The Juneau school board on Tuesday heard plans to create a Tlingit Language Revitalization Task Force.
Ted Wilson, Director of Teaching and Learning Support, presented the idea to the board at its regular meeting at Juneau-Douglas High School Tuesday evening.
Wilson explained he worked with Barbara Cadiente-Nelson, Juneau School District Indian Studies Program Coordinator, Hans Chester, JSD Indian Studies Cultural Specialist and Jessica Chester, JSD Tlingit Culture, Language &Literacy (TCLL) teacher, on who would be on the task force and the hopeful outcomes.
Joining those four on the task force could potentially be: one or two school board members and one elementary, one middle school and one high school principal. It will also include representation from Sealaska Heritage Institute, Goldbelt Heritage Foundation, Central Council of the Tlingit and Haida Indian Tribes of Alaska, Douglas Indian Association, Association for the Education of Young Children Southeast Alaska, University of Alaska Southeast and Tlingit Readers Inc.
School Board President Brian Holst questioned the size of the force and added that for it to be successful, outside support will be needed.
“The (force) seems too large to be efficient,” Holst said. “This (language revitalization plan) may be very powerful, but how will (the district) pay for it?”
Wilson said the task force will have to work with its Alaska Native partners — namely Goldbelt — on securing language grants to help contribute to the program. He also added that UAS has an adult Tlingit language program for adults and he would like to see the school reach out to them.
Board clerk Andi Story suggested that the task force reach out to parents and businesses for involvement in the implementation of the program. Wilson said the group would contact parents, but on the business end he “would have to think about that kind of recruitment.”
Wilson said he hopes the first meeting will help hash out details.
“One of the items we discussed at length when we talked about the first task force meeting is that we have to assume members will want to have discussion about outcomes,” Wilson said. “Some of those outcomes may need to be adjusted.”
The outcomes of the task force were outlined in a comprehensive community plan that includes: Áak’w (Auke Bay) and T’aakú (Taku Bay) Kwáan clans connections; home to school language connections; getting inventory from current community resources from speakers, language learners and curriculum; conducting a survey to determine the best practices in language teaching and learning; identify/commission a pre-K to 12 systemic plan for place-based student instruction; and develop a logic model for plan implementation.

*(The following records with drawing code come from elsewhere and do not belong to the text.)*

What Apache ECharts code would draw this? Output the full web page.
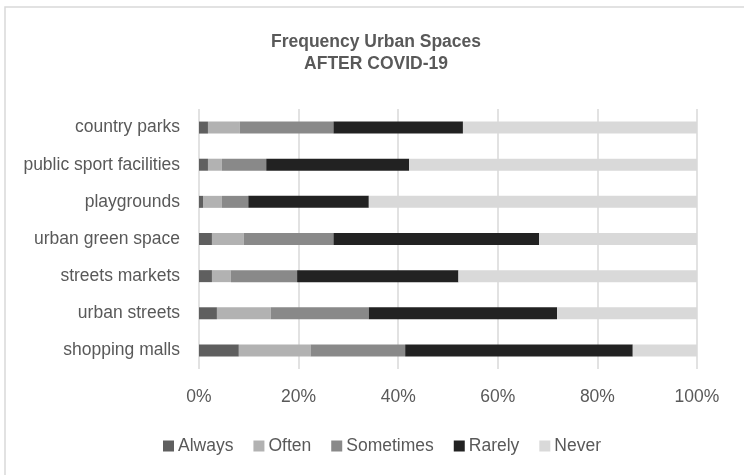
<!DOCTYPE html>
<html>
<head>
<meta charset="utf-8">
<script src="https://cdn.jsdelivr.net/npm/echarts@6/dist/echarts.min.js"></script>
<style>
  html, body { margin: 0; padding: 0; background: #fff; }
  #chart { width: 744px; height: 475px; }
</style>
</head>
<body>
<div id="chart"></div>
<script>
// Urban space visit frequency after COVID-19 (share of respondents, %)
const categories = ['country parks', 'public sport facilities', 'playgrounds', 'urban green space', 'streets markets', 'urban streets', 'shopping malls'];
const always    = [1.8, 1.8, 0.8, 2.6, 2.6, 3.6, 8.0];
const often     = [6.4, 2.8, 3.8, 6.4, 3.8, 10.8, 14.4];
const sometimes = [18.8, 8.9, 5.3, 18.0, 13.3, 19.7, 19.0];
const rarely    = [26.0, 28.7, 24.2, 41.3, 32.4, 37.8, 45.7];
const never     = [47.0, 57.8, 65.9, 31.7, 47.9, 28.1, 12.9];
const xTicks    = [0, 20, 40, 60, 80, 100];

const font = 'Liberation Sans, Arial, sans-serif';
const textColor = '#595959';

const seriesDefs = [
  { name: 'Always', data: always, color: '#5f5f5f' },
  { name: 'Often', data: often, color: '#b2b2b2' },
  { name: 'Sometimes', data: sometimes, color: '#898989' },
  { name: 'Rarely', data: rarely, color: '#222222' },
  { name: 'Never', data: never, color: '#d9d9d9' }
];

const chart = echarts.init(document.getElementById('chart'));
chart.setOption({
  animation: false,
  backgroundColor: '#ffffff',
  graphic: [{
    type: 'rect',
    shape: { x: 5, y: 7, width: 760, height: 500 },
    style: { fill: 'none', stroke: '#d9d9d9', lineWidth: 1.5 },
    silent: true
  }],
  title: {
    text: 'Frequency Urban Spaces\nAFTER COVID-19',
    left: 371,
    textAlign: 'center',
    top: 26,
    textStyle: { fontFamily: font, fontSize: 17.5, fontWeight: 'bold', color: textColor, lineHeight: 22 }
  },
  legend: {
    top: 432,
    left: 158,
    itemWidth: 11,
    itemHeight: 11,
    itemGap: 20,
    icon: 'rect',
    textStyle: { fontFamily: font, fontSize: 17.5, color: textColor, padding: [0, 0, 0, -1] },
    data: seriesDefs.map(s => s.name)
  },
  grid: { left: 199, right: 47, top: 109, bottom: 106 },
  xAxis: {
    type: 'value',
    min: 0,
    max: 100,
    interval: 20,
    axisLine: { show: false },
    axisTick: { show: false },
    splitLine: { lineStyle: { color: '#d9d9d9', width: 1.5 } },
    axisLabel: {
      margin: 19,
      fontFamily: font, fontSize: 17.5, color: textColor,
      formatter: v => xTicks.includes(v) ? v + '%' : ''
    }
  },
  yAxis: {
    type: 'category',
    inverse: true,
    data: categories,
    axisLine: { show: false },
    axisTick: { show: false },
    axisLabel: { margin: 19, fontFamily: font, fontSize: 17.5, color: textColor }
  },
  series: seriesDefs.map(s => ({
    name: s.name,
    type: 'bar',
    stack: 'total',
    barWidth: 12,
    data: s.data,
    itemStyle: { color: s.color }
  }))
});
</script>
</body>
</html>
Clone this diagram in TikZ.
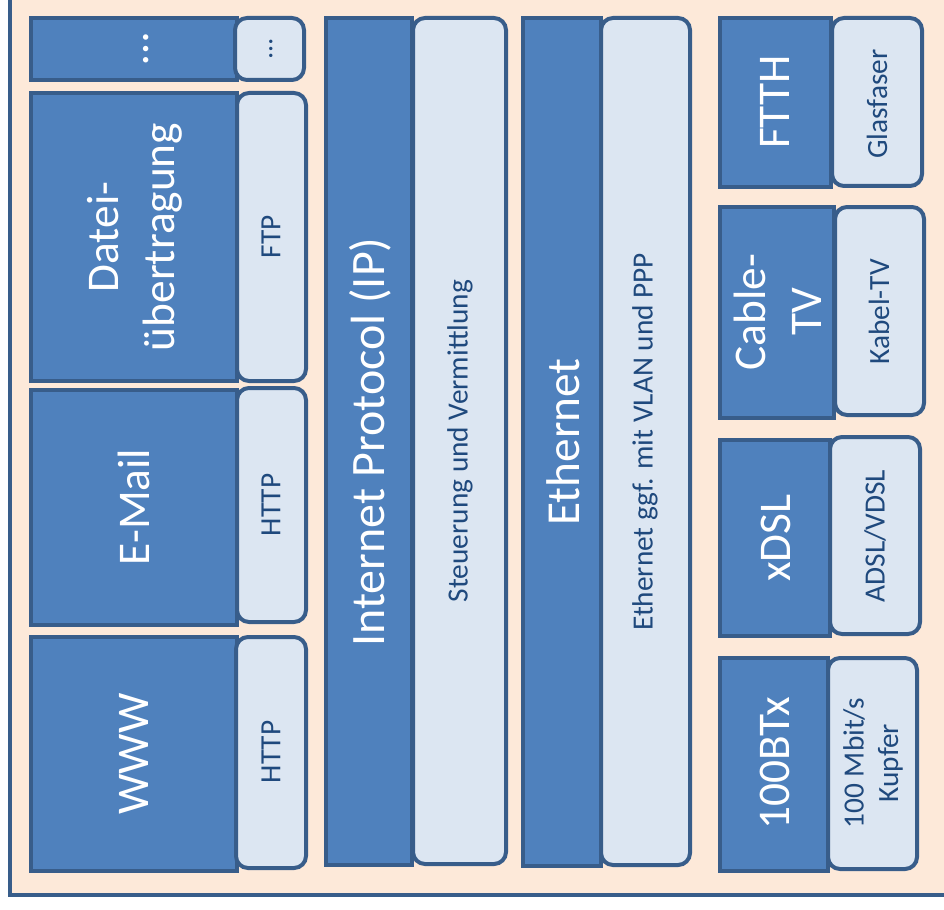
\documentclass[tikz,border=0pt]{standalone}
\usepackage{fontspec}
\setmainfont{Carlito}
\definecolor{frame}{HTML}{385D8A}
\definecolor{darkblue}{HTML}{4F81BD}
\definecolor{lightblue}{HTML}{DCE6F2}
\definecolor{peach}{HTML}{FDE9D9}
\definecolor{textblue}{HTML}{1F497D}
\begin{document}
\begin{tikzpicture}[x=0.75pt,y=0.75pt,yscale=-1,xscale=1,
  layer/.style={draw=frame,fill=darkblue,line width=3pt},
  proto/.style={draw=frame,fill=lightblue,line width=3pt,rounded corners=9pt},
  bigtxt/.style={text=white,font=\fontsize{34}{42}\selectfont,rotate=90,align=center,inner sep=0.75pt},
  smalltxt/.style={text=textblue,font=\fontsize{22}{26}\selectfont,rotate=90,align=center,inner sep=0.75pt}]
\useasboundingbox (0,0) rectangle (944,909);
\clip (0,0) rectangle (944,909);

%Shape: Rectangle [frame]
\draw [draw=frame,fill=peach,line width=3pt] (10,-20) rectangle (980,895) ;

%Shape: Rectangle [apps, dark]
\draw [layer] (31,18) rectangle (237,80) ;
\draw [layer] (31,93) rectangle (237,381) ;
\draw [layer] (31,390) rectangle (237,625) ;
\draw [layer] (31,637) rectangle (237,871) ;
%Shape: Rectangle [apps, light]
\draw [proto] (235,18) rectangle (304,80) ;
\draw [proto] (237,93) rectangle (306,381) ;
\draw [proto] (237,388) rectangle (306,622) ;
\draw [proto] (236,637) rectangle (306,868) ;

%Shape: Rectangle [ip]
\draw [layer] (326,18) rectangle (412,865) ;
\draw [proto] (413,18) rectangle (506,864) ;
%Shape: Rectangle [ethernet]
\draw [layer] (523,18) rectangle (601,866) ;
\draw [proto] (601,18) rectangle (690,865) ;

%Shape: Rectangle [access, dark]
\draw [layer] (720,18) rectangle (831,187) ;
\draw [layer] (720,207) rectangle (834,418) ;
\draw [layer] (720,440) rectangle (830,636) ;
\draw [layer] (720,658) rectangle (828,871) ;
%Shape: Rectangle [access, light]
\draw [proto] (832,18) rectangle (922,186) ;
\draw [proto] (835,207) rectangle (924,415) ;
\draw [proto] (830,437) rectangle (920,634) ;
\draw [proto] (828,658) rectangle (917,869) ;

% Text Node
\draw (146,49) node [bigtxt] (moreapp) {…};
% Text Node
\draw (271,49) node [smalltxt,font=\fontsize{21}{25}\selectfont] (moreproto) {…};
% Text Node
\draw (135,237) node [bigtxt] (file) {Datei-\\übertragung};
% Text Node
\draw (271,237) node [smalltxt] (ftp) {FTP};
% Text Node
\draw (134,507) node [bigtxt] (mail) {E-Mail};
% Text Node
\draw (271,505) node [smalltxt] (mailhttp) {HTTP};
% Text Node
\draw (134,754) node [bigtxt] (www) {WWW};
% Text Node
\draw (271,752) node [smalltxt] (wwwhttp) {HTTP};
% Text Node
\draw (370,442) node [bigtxt,font=\fontsize{36}{42}\selectfont] (ip) {Internet Protocol (IP)};
% Text Node
\draw (460,441) node [smalltxt] (routing) {Steuerung und Vermittlung};
% Text Node
\draw (563,442) node [bigtxt,font=\fontsize{35.5}{42}\selectfont] (eth) {Ethernet};
% Text Node
\draw (645,442) node [smalltxt] (ethvlan) {Ethernet ggf. mit VLAN und PPP};
% Text Node
\draw (775,102) node [bigtxt] (ftth) {FTTH};
% Text Node
\draw (877,104) node [smalltxt] (fibre) {Glasfaser};
% Text Node
\draw (778,312) node [bigtxt] (catv) {Cable-\\TV};
% Text Node
\draw (879,312) node [smalltxt] (kabel) {Kabel-TV};
% Text Node
\draw (776,538) node [bigtxt] (xdsl) {xDSL};
% Text Node
\draw (875,536) node [smalltxt] (adsl) {ADSL/VDSL};
% Text Node
\draw (775,763) node [bigtxt] (btx) {100BTx};
% Text Node
\draw (873,763) node [smalltxt] (copper) {100 Mbit/s\\Kupfer};
\end{tikzpicture}
\end{document}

Board member Steve Whitney added that while the goal list seems like a lot, if the district can achieve one of them, it should be considered a success.
“The goal should be to implement one of these programs,” Whitney said.
The task force will last for six months with monthly meetings starting Sept. 12 and concluding Feb. 13, 2019. The task force will present to the school board at the completion of the program.
Religious, governmental and other institutions suppressed Alaska Native languages during the 19th and 20th centuries, causing their decline. The Alaska Native Languages Center at the University of Alaska Fairbanks recognizes 20 distinct Alaska Native languages. Of those, one has no fluent speakers; another has only one fluent speaker who is more than 90 years old. All are considered threatened.
Efforts have been made in Juneau to revitalize the Tlingit, Haida and Tshimshian languages, including a language grant of nearly $1 million to SHI. The “Tlingit Language Flowing Through Generations: A Region wide Approach to Language Revitalization” grant was given for a language workshop called “Honoring Our Ancestors, Teaching Our Language.”
New science curriculum
The Board of Education unanimously approved a new science curriculum for the middle and high school during its meeting.
Board member Jeff Short brought up that anonymous email public comment was given. Five people did have concerns that the program may not seem to be that challenging, but Thunder Mountain High School science teacher Kathleen Galau assured the board that the curriculum will present solid coursework for the students.
“I would say this curriculum is much more challenging than the prior curriculum,” Galau said. “It is much broader and deeper than it was before.”
Galau explained that the new curriculum will be “STEM-rich” and will involve using experiences and reason in problem solving. STEM stands for Science, Technology, Engineering and Mathematics. Galau added that the teachers —all who have reviewed and approved the curriculum — are up to the duty of teaching it.
“The teachers are very receptive to kicking it up to make it more challenging whenever we have the opportunity,” Galau said.
Galau also added that the curriculum will involve a lot of concept building. She also said she would like to somehow get in contact with the members of the public who had concerns about the curriculum so she could speak to them about it.
School board Vice President Josh Keaton was not shy about his support of the curriculum.
“I love this,” Keaton said. “We are ahead of the game. Our initiative here will be what the Alaska science curriculum should be.”